* Goal *
Print word for word the first line of the listing below and every line after it, through the line with "import * as". Leave out the pictures and the rest.

▼

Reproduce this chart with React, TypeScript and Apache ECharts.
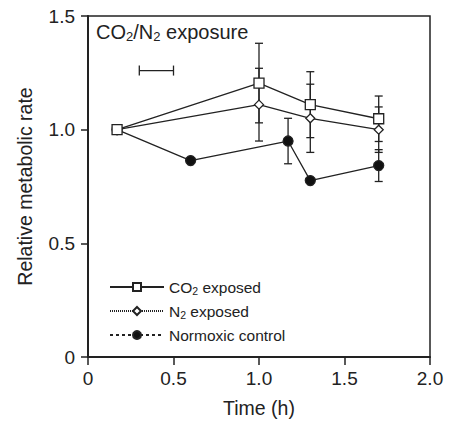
import React, { useEffect, useRef } from "react";
import * as echarts from "echarts";

const times = [0.17, 1.0, 1.3, 1.7];
const co2 = [1.0, 1.205, 1.11, 1.048];
const co2Err = [0, 0.175, 0.145, 0.1];
const n2 = [1.0, 1.11, 1.05, 1.0];
const n2Err = [0, 0.16, 0.15, 0.1];
const normTimes = [0.17, 0.6, 1.17, 1.3, 1.7];
const normoxic = [1.0, 0.864, 0.95, 0.776, 0.842];
const normErr = [0, 0, 0.1, 0, 0.07];
const exposureBar = [[0.3, 0.5, 1.26]];

const FONT = "Liberation Sans, Arial, Helvetica, sans-serif";

function errData(xs: number[], ys: number[], es: number[]) {
  const out: number[][] = [];
  xs.forEach((x, i) => {
    if (es[i] > 0) out.push([x, ys[i] - es[i], ys[i] + es[i]]);
  });
  return out;
}

function errRender(params: any, api: any) {
  const x = api.value(0);
  const lo = api.coord([x, api.value(1)]);
  const hi = api.coord([x, api.value(2)]);
  const w = 4;
  const st = { stroke: "#222", lineWidth: 1.3 };
  return {
    type: "group",
    children: [
      { type: "line", shape: { x1: lo[0], y1: lo[1], x2: hi[0], y2: hi[1] }, style: st },
      { type: "line", shape: { x1: lo[0] - w, y1: lo[1], x2: lo[0] + w, y2: lo[1] }, style: st },
      { type: "line", shape: { x1: hi[0] - w, y1: hi[1], x2: hi[0] + w, y2: hi[1] }, style: st },
    ],
  };
}

function barRender(params: any, api: any) {
  const a = api.coord([api.value(0), api.value(2)]);
  const b = api.coord([api.value(1), api.value(2)]);
  const h = 5;
  const st = { stroke: "#222", lineWidth: 1.3 };
  return {
    type: "group",
    children: [
      { type: "line", shape: { x1: a[0], y1: a[1], x2: b[0], y2: b[1] }, style: st },
      { type: "line", shape: { x1: a[0], y1: a[1] - h, x2: a[0], y2: a[1] + h }, style: st },
      { type: "line", shape: { x1: b[0], y1: b[1] - h, x2: b[0], y2: b[1] + h }, style: st },
    ],
  };
}

const rich = {
  a: { fontSize: 15.5, fontFamily: FONT, color: "#222", fontWeight: "normal" },
  b: { fontSize: 10.5, fontFamily: FONT, color: "#222", fontWeight: "normal", padding: [7, 0, 0, 0] },
};
const titleRich = {
  a: { fontSize: 20, fontFamily: FONT, color: "#222", fontWeight: "normal" },
  b: { fontSize: 13, fontFamily: FONT, color: "#222", fontWeight: "normal", padding: [9, 0, 0, 0] },
};

const legendLabels: Record<string, string> = {
  "CO2 exposed": "{a|CO}{b|2}{a| exposed}",
  "N2 exposed": "{a|N}{b|2}{a| exposed}",
  "Normoxic control": "{a|Normoxic control}",
};

export default function App() {
  const ref = useRef<HTMLDivElement>(null);
  useEffect(() => {
    const chart = echarts.init(ref.current!, null, { renderer: "svg" });
    const lineSeries = (name: string, xs: number[], ys: number[], symbol: string, size: number, fill: string, z: number) => ({
      type: "line",
      name,
      data: xs.map((x, i) => [x, ys[i]]),
      symbol,
      symbolSize: size,
      showSymbol: true,
      z,
      lineStyle: { color: "#222", width: 1.3 },
      itemStyle: { color: fill, borderColor: "#222", borderWidth: 1.3 },
    });
    const labelStyle = {
      fontSize: 19,
      color: "#222",
      fontFamily: FONT,
      fontWeight: "normal",
      formatter: (v: number) => (v === 0 ? "0" : v.toFixed(1)),
    };
    const nameStyle = { fontSize: 19.5, color: "#222", fontFamily: FONT, fontWeight: "normal" };
    chart.setOption({
      animation: false,
      backgroundColor: "#fff",
      textStyle: { fontFamily: FONT, fontWeight: "normal" },
      title: {
        text: "{a|CO}{b|2}{a|/N}{b|2}{a| exposure}",
        left: 91,
        top: 16,
        textStyle: { rich: titleRich, fontWeight: "normal" },
      },
      grid: {
        left: 88,
        top: 16,
        right: 19,
        bottom: 64,
        outerBoundsMode: "none",
        containLabel: false,
        show: true,
        borderColor: "#222",
        borderWidth: 1.5,
        backgroundColor: "transparent",
      },
      legend: {
        orient: "vertical",
        left: 104,
        top: 274,
        itemWidth: 54,
        itemHeight: 10,
        itemGap: 7,
        data: [
          { name: "CO2 exposed", lineStyle: { type: "solid" } },
          { name: "N2 exposed", lineStyle: { type: [1, 1] } },
          { name: "Normoxic control", lineStyle: { type: [3, 3] } },
        ],
        formatter: (n: string) => legendLabels[n],
        textStyle: { rich, fontSize: 15.5, color: "#222" },
      },
      xAxis: {
        type: "value",
        min: 0,
        max: 2,
        interval: 0.5,
        name: "Time (h)",
        nameLocation: "middle",
        nameGap: 41,
        nameTextStyle: nameStyle,
        axisLine: { lineStyle: { color: "#222", width: 2 } },
        axisTick: { length: 8, lineStyle: { color: "#222", width: 1.5 } },
        axisLabel: { ...labelStyle, margin: 12 },
        splitLine: { show: false },
      },
      yAxis: {
        type: "value",
        min: 0,
        max: 1.5,
        interval: 0.5,
        name: "Relative metabolic rate",
        nameLocation: "middle",
        nameGap: 53,
        nameTextStyle: nameStyle,
        axisLine: { lineStyle: { color: "#222", width: 2 } },
        axisTick: { length: 7, lineStyle: { color: "#222", width: 1.5 } },
        axisLabel: { ...labelStyle, margin: 13 },
        splitLine: { show: false },
      },
      series: [
        { type: "custom", name: "err-co2", renderItem: errRender, data: errData(times, co2, co2Err), z: 1, silent: true },
        { type: "custom", name: "err-n2", renderItem: errRender, data: errData(times, n2, n2Err), z: 1, silent: true },
        { type: "custom", name: "err-norm", renderItem: errRender, data: errData(normTimes, normoxic, normErr), z: 1, silent: true },
        { type: "custom", name: "bar", renderItem: barRender, data: exposureBar, z: 1, silent: true },
        lineSeries("Normoxic control", normTimes, normoxic, "circle", 10, "#111", 3),
        lineSeries("N2 exposed", times, n2, "diamond", 9, "#fff", 4),
        lineSeries("CO2 exposed", times, co2, "rect", 10, "#fff", 5),
      ],
    });
    return () => chart.dispose();
  }, []);
  return <div ref={ref} style={{ width: 449, height: 421, position: "absolute", left: 0, top: 0 }} />;
}
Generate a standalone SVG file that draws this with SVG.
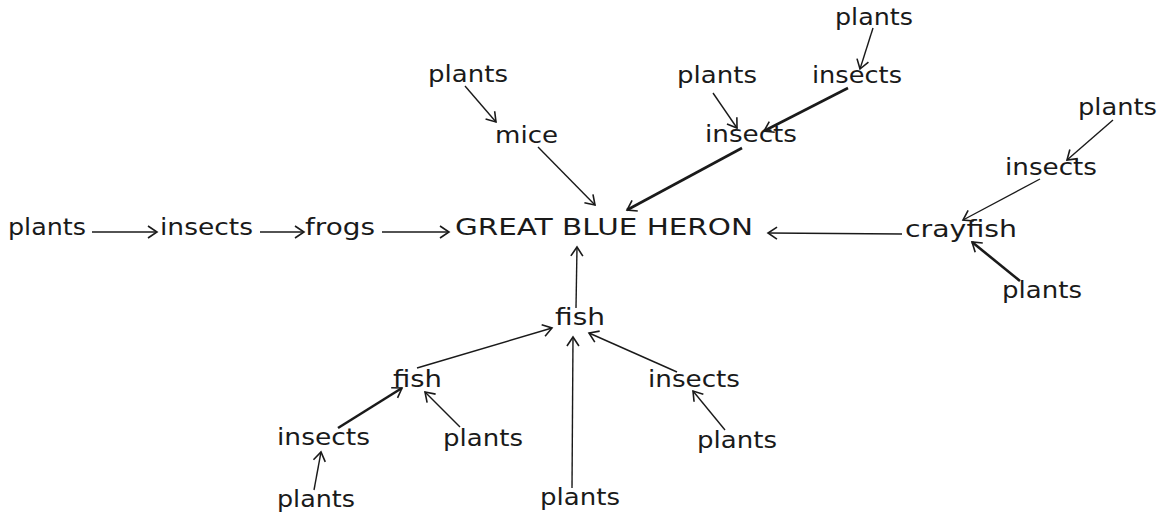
<svg xmlns="http://www.w3.org/2000/svg" width="1170" height="517" viewBox="0 0 1170 517">
<style>
text{font-family:"DejaVu Sans","Liberation Sans",sans-serif;font-size:23px;fill:#1a1a1a}
.c line{stroke:#1a1a1a;stroke-width:1.4;fill:none;marker-end:url(#ah)}
.c line.t{stroke-width:2.6}
</style>
<defs>
<marker id="ah" markerUnits="userSpaceOnUse" markerWidth="24" markerHeight="24" viewBox="-12 -12 24 24" refX="0" refY="0" orient="auto">
<path d="M-9,-6 L0,0 L-9,6" fill="none" stroke="#1a1a1a" stroke-width="1.6"/>
</marker>
</defs>
<rect width="1170" height="517" fill="#fff"/>
<g id="heron"><text x="455" y="235" textLength="298" lengthAdjust="spacingAndGlyphs">GREAT BLUE HERON</text></g>
<g id="plants-left"><text x="8" y="235" textLength="78" lengthAdjust="spacingAndGlyphs">plants</text></g>
<g id="insects-left"><text x="160" y="235" textLength="93" lengthAdjust="spacingAndGlyphs">insects</text></g>
<g id="frogs"><text x="305" y="235" textLength="70" lengthAdjust="spacingAndGlyphs">frogs</text></g>
<g id="plants-mice"><text x="428" y="82" textLength="80" lengthAdjust="spacingAndGlyphs">plants</text></g>
<g id="mice"><text x="495" y="143" textLength="63" lengthAdjust="spacingAndGlyphs">mice</text></g>
<g id="plants-top"><text x="835" y="25" textLength="78" lengthAdjust="spacingAndGlyphs">plants</text></g>
<g id="insects-top"><text x="812" y="83" textLength="90" lengthAdjust="spacingAndGlyphs">insects</text></g>
<g id="plants-top2"><text x="677" y="83" textLength="80" lengthAdjust="spacingAndGlyphs">plants</text></g>
<g id="insects-top2"><text x="705" y="142" textLength="92" lengthAdjust="spacingAndGlyphs">insects</text></g>
<g id="plants-right"><text x="1078" y="115" textLength="79" lengthAdjust="spacingAndGlyphs">plants</text></g>
<g id="insects-right"><text x="1005" y="175" textLength="92" lengthAdjust="spacingAndGlyphs">insects</text></g>
<g id="crayfish"><text x="905" y="237" textLength="112" lengthAdjust="spacingAndGlyphs">crayfish</text></g>
<g id="plants-crayfish"><text x="1002" y="298" textLength="80" lengthAdjust="spacingAndGlyphs">plants</text></g>
<g id="fish-center"><text x="555" y="325" textLength="50" lengthAdjust="spacingAndGlyphs">fish</text></g>
<g id="fish-left"><text x="393" y="387" textLength="49" lengthAdjust="spacingAndGlyphs">fish</text></g>
<g id="insects-bl"><text x="277" y="445" textLength="93" lengthAdjust="spacingAndGlyphs">insects</text></g>
<g id="plants-bl"><text x="277" y="507" textLength="78" lengthAdjust="spacingAndGlyphs">plants</text></g>
<g id="plants-fish-left"><text x="443" y="446" textLength="80" lengthAdjust="spacingAndGlyphs">plants</text></g>
<g id="plants-bottom"><text x="540" y="505" textLength="80" lengthAdjust="spacingAndGlyphs">plants</text></g>
<g id="insects-br"><text x="648" y="387" textLength="92" lengthAdjust="spacingAndGlyphs">insects</text></g>
<g id="plants-br"><text x="697" y="448" textLength="80" lengthAdjust="spacingAndGlyphs">plants</text></g>
<g id="connectors" class="c">
<line x1="92" y1="232" x2="157" y2="232"/>
<line x1="260" y1="232" x2="304" y2="232"/>
<line x1="382" y1="232" x2="449" y2="232"/>
<line x1="465" y1="86" x2="496" y2="122"/>
<line x1="538" y1="147" x2="595" y2="205"/>
<line x1="873" y1="28" x2="860" y2="69"/>
<line x1="713" y1="93" x2="737" y2="128"/>
<line class="t" x1="848" y1="88" x2="764" y2="131"/>
<line class="t" x1="742" y1="148" x2="627" y2="210"/>
<line x1="1113" y1="120" x2="1067" y2="160"/>
<line x1="1040" y1="179" x2="963" y2="220"/>
<line x1="902" y1="234" x2="768" y2="233"/>
<line class="t" x1="1020" y1="281" x2="972" y2="242"/>
<line x1="576" y1="308" x2="577" y2="247"/>
<line x1="417" y1="368" x2="552" y2="328"/>
<line x1="572" y1="488" x2="573" y2="337"/>
<line x1="677" y1="372" x2="589" y2="333"/>
<line x1="725" y1="430" x2="693" y2="391"/>
<line class="t" x1="338" y1="428" x2="402" y2="388"/>
<line x1="460" y1="427" x2="425" y2="392"/>
<line x1="314" y1="490" x2="321" y2="452"/>
</g>
</svg>
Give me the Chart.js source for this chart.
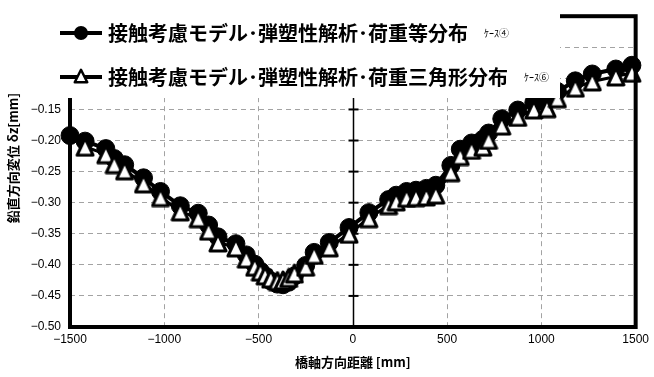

▲

* Solution to this exercise *
Reproduce this chart with React, TypeScript and Apache ECharts.
import React, { useEffect, useRef } from "react";
import * as echarts from "echarts";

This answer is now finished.